**Set task:** Drop the pictures and give back word for word the lines from the line holding "Give me the matplotlib source for this chart." to the line holding "return x, y", both included.

(Records with drawing code)
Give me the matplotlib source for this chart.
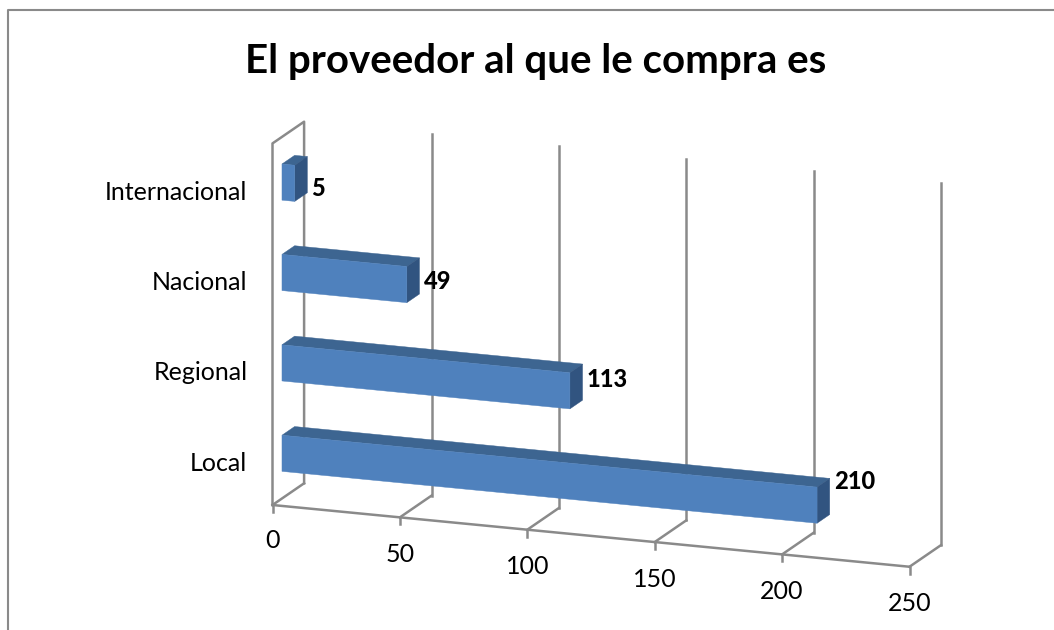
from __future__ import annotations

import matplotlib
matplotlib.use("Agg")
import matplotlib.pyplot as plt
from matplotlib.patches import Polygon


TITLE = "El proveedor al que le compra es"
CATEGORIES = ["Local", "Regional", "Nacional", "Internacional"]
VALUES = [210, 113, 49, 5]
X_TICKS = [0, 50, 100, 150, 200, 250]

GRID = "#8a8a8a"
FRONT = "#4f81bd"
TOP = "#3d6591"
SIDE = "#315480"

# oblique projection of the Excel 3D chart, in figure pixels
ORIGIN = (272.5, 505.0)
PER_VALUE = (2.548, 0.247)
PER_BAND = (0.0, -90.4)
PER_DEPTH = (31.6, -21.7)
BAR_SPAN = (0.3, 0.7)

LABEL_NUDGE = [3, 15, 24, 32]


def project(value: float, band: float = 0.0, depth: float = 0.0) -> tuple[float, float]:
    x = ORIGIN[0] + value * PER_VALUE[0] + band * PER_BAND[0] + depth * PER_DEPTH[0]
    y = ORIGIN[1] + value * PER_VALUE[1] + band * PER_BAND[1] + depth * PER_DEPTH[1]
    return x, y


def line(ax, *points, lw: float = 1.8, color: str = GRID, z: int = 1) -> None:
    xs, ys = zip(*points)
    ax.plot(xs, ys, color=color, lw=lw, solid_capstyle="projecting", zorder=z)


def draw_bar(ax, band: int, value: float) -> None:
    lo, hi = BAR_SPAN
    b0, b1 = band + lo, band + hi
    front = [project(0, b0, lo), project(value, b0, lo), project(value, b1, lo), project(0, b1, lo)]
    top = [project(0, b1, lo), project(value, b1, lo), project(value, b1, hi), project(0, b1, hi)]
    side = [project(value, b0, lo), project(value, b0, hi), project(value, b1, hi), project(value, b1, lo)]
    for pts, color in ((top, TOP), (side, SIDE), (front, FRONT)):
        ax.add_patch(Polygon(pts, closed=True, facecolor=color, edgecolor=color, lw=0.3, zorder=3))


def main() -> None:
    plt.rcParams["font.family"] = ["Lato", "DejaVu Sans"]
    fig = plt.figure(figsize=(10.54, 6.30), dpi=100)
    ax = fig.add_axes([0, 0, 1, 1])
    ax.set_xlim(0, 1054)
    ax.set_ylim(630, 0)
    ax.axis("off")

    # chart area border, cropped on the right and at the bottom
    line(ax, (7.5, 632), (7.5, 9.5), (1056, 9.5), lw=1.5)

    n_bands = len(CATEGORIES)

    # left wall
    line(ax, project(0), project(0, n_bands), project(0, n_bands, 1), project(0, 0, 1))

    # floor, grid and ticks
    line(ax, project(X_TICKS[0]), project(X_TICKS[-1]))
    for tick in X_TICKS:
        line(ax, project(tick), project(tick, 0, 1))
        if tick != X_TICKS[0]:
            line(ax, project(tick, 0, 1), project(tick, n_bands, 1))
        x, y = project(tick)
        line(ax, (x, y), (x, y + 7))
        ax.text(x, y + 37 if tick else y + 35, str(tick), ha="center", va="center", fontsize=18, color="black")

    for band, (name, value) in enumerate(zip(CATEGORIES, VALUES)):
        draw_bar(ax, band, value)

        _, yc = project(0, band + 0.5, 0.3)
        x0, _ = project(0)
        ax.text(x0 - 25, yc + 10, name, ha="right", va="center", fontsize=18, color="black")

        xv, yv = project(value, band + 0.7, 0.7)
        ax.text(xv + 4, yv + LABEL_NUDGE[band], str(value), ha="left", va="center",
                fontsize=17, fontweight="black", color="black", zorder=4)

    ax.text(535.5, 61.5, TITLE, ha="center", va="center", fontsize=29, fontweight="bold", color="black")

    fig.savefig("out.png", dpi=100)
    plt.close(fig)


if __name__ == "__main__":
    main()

---

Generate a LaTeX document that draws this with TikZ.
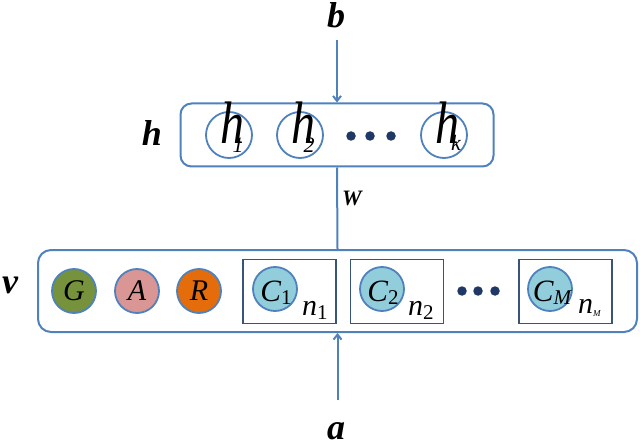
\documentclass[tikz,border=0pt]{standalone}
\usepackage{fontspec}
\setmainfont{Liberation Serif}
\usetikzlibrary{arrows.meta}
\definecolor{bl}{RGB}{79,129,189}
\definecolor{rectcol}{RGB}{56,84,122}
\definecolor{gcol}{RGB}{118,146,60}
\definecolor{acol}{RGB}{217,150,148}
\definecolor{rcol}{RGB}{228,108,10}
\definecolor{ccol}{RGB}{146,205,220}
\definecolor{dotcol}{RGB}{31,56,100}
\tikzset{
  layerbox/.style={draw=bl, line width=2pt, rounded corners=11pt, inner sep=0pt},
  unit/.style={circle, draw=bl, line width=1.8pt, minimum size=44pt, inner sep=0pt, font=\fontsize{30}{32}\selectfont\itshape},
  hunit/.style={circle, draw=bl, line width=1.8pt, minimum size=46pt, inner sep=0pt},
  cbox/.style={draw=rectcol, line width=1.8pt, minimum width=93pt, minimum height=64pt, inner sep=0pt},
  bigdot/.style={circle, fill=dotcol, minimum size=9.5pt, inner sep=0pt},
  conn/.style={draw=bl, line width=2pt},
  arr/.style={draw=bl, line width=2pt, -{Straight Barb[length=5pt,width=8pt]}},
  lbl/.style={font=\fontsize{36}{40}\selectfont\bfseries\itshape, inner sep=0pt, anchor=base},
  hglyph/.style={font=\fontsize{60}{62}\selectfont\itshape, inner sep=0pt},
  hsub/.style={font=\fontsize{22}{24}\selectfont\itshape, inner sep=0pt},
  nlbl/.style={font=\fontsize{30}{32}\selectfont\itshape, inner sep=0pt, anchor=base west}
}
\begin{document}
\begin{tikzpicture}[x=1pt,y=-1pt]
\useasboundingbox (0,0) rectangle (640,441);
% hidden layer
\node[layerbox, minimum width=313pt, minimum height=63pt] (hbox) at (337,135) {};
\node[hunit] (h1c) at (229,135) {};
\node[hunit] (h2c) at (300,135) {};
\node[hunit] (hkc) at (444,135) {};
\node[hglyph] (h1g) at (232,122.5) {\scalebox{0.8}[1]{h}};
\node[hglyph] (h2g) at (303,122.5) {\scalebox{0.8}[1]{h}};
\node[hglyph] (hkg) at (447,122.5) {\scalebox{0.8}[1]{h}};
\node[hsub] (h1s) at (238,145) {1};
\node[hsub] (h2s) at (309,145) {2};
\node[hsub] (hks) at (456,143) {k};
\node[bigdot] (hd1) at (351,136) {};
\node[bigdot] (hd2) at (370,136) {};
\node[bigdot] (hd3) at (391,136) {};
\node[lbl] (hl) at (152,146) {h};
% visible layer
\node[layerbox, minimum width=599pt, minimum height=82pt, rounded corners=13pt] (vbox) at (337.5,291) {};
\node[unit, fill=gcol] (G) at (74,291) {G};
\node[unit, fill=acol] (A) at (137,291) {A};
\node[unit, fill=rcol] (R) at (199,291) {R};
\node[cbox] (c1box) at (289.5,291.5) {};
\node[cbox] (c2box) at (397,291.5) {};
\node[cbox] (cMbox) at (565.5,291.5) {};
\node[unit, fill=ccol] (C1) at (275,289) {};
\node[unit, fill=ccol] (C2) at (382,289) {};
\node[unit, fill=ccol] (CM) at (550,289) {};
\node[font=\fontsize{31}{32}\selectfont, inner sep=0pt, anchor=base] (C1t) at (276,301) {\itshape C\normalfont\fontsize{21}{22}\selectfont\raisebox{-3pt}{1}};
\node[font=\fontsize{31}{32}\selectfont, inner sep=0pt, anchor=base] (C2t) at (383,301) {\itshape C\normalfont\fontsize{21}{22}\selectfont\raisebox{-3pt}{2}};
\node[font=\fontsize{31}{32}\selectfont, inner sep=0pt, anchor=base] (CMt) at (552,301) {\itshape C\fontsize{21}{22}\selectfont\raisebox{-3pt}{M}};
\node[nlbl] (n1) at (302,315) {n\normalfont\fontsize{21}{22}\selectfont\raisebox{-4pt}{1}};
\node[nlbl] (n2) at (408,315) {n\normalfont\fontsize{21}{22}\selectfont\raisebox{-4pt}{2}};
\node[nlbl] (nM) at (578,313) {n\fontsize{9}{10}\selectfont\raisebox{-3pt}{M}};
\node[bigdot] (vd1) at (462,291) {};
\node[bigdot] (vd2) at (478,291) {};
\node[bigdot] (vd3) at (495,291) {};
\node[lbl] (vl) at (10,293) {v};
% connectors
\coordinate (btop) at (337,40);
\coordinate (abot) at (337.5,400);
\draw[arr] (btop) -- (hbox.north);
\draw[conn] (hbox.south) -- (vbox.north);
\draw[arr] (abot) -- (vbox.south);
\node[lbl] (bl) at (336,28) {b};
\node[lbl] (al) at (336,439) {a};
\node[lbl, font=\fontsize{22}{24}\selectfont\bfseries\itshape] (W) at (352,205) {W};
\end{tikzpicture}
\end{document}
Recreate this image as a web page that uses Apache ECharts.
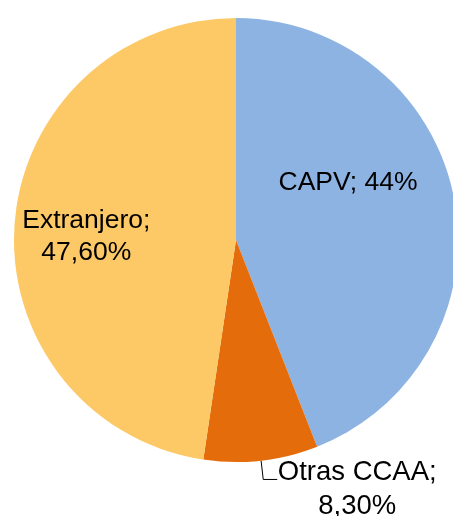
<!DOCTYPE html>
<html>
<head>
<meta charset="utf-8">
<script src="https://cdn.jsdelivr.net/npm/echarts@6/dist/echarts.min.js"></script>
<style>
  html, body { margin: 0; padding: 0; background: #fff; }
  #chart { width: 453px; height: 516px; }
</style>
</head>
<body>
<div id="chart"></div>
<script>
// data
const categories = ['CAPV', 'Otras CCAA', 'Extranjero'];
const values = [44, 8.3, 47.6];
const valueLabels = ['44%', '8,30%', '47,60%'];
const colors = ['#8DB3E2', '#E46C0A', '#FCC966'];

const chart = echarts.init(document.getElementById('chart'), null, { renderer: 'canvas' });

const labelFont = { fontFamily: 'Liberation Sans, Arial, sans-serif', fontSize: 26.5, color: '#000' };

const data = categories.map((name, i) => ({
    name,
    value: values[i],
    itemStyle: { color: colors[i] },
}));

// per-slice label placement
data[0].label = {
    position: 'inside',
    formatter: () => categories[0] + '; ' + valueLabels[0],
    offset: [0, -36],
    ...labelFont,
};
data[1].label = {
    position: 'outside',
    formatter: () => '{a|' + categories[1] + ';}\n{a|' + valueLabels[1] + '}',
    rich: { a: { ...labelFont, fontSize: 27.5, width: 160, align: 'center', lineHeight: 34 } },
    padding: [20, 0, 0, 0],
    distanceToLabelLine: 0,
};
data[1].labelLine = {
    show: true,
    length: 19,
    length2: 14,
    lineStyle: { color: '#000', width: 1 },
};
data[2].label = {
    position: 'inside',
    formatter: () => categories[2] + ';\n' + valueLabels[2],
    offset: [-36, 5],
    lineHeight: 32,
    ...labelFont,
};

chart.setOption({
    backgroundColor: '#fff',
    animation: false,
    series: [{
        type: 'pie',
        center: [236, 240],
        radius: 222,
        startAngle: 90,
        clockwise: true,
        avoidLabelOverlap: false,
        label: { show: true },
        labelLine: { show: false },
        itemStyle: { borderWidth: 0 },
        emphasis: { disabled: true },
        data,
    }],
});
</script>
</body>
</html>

**Written response:**
Give me the matplotlib source for this chart.
from __future__ import annotations

import matplotlib
matplotlib.use("Agg")
import matplotlib.pyplot as plt
from matplotlib.patches import Polygon


TITLE = "El proveedor al que le compra es"
CATEGORIES = ["Local", "Regional", "Nacional", "Internacional"]
VALUES = [210, 113, 49, 5]
X_TICKS = [0, 50, 100, 150, 200, 250]

GRID = "#8a8a8a"
FRONT = "#4f81bd"
TOP = "#3d6591"
SIDE = "#315480"

# oblique projection of the Excel 3D chart, in figure pixels
ORIGIN = (272.5, 505.0)
PER_VALUE = (2.548, 0.247)
PER_BAND = (0.0, -90.4)
PER_DEPTH = (31.6, -21.7)
BAR_SPAN = (0.3, 0.7)

LABEL_NUDGE = [3, 15, 24, 32]


def project(value: float, band: float = 0.0, depth: float = 0.0) -> tuple[float, float]:
    x = ORIGIN[0] + value * PER_VALUE[0] + band * PER_BAND[0] + depth * PER_DEPTH[0]
    y = ORIGIN[1] + value * PER_VALUE[1] + band * PER_BAND[1] + depth * PER_DEPTH[1]
    return x, y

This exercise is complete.